While Marchildon’s admiration for Douglas is obvious, thankfully, the book is not a hagiography. It’s clear that Douglas was often as loathed as he was loved. In fact, the “pragmatic idealist” reached the peak of his popularity long after his death, voted in a 2004 CBC poll as the “greatest Canadian of all time.”
The author is careful to note that some form of universal health coverage would have come to Canada (as it did in almost every Western democracy), Douglas or no Douglas. But, importantly, it would have not have come as early, nor taken the form it ultimately assumed – single-payer and single-tier universality.
In fact, much of the richness of the book comes from its careful exposition and analysis of the eternal (perhaps: infernal) debate in Canadian health policy circles: Should publicly funded health insurance (and other social programs, for that matter) be provided universally, or targeted exclusively to the needy?
History, as much as anything, can inform current policy and especially “health reform agendas,” Marchildon writes. And he’s right, especially when you realize that the arguments for private rather than public health care funding and delivery being put forward today are exactly the same ones being offered up from the 1940s through to today. And political partisanship and vested self-interests have been the greatest barrier to reform for the past 80 years.
Plus ça change …
Thomas Clement (T.C.) Douglas, a Scottish immigrant to Canada, had, by any measure, a remarkable political career. He held elected office, almost continually, from 1935 until 1979.
A Baptist minister, T.C. (as he was known for much of his political career) was elected as a firebrand federal MP in 1935, then became leader of the provincial Co-operative Commonwealth Federation leader in Saskatchewan in 1942. Two years later, in 1944, the CCF swept to power, the first socialist government in North America. Douglas won five straight majority governments, remaining premier until 1961. He then returned to federal politics as leader of the newly minted New Democratic Party, which he led until 1971, and then served as an opposition MP for another eight years until his retirement. (Douglas died of cancer in 1986, at the age of 81.)
The constant throughout was the preacher-politician’s fervent dedication to implementing and expanding universal health care. The quest began in Saskatchewan in 1947 with the first universal hospital insurance plan, then a more contentious expansion into publicly funded medical care in 1961.
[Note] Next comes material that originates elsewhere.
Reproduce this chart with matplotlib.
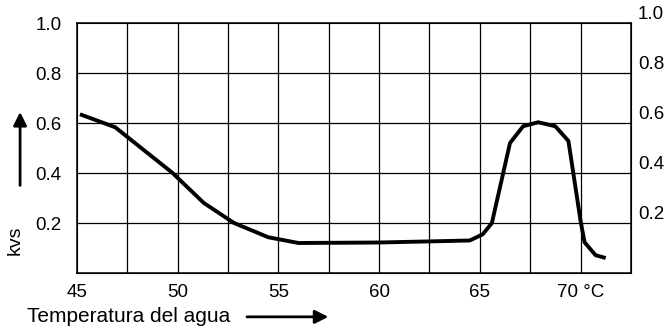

Tommy Douglas and the Quest for Medicare in Canada begins with a detailed look at a single day, Oct. 13, 1961, when the medical care bill was first introduced, and Douglas’s impassioned defence of it in the legislature, “arguably the apotheosis of his political career.”
The controversy surrounding the bill, which would eventually be adopted in July, 1962, culminated in a 23-day doctors’ strike, and fierce national debate about the merits and demerits of medicare.
At almost 700 pages of very small print, including 175 pages of footnotes, the book is aimed at public policy nerds more than the general public.
But, to his credit, Marchildon, a professor emeritus at the University of Toronto, and the foremost scholar on Canadian medicare, does not write like a stuffy academic. He is obviously passionate about the topic, and the passion shines through.
There are even some lovely turns of phrase: Writing about Douglas’s shadow looming over the bitter doctors’ strike after resignation as premier, Marchildon says that he was “a little like Banquo’s ghost during the banquet in Shakespeare’s Macbeth.”
Today, in this time of existential crisis for Canada, the ghost of Douglas continues to hover over the medicare debate.
More than anything, Marchildon’s tome should lead us to wonder: Where is the Tommy Douglas of the 21st century, the savior medicare so desperately needs?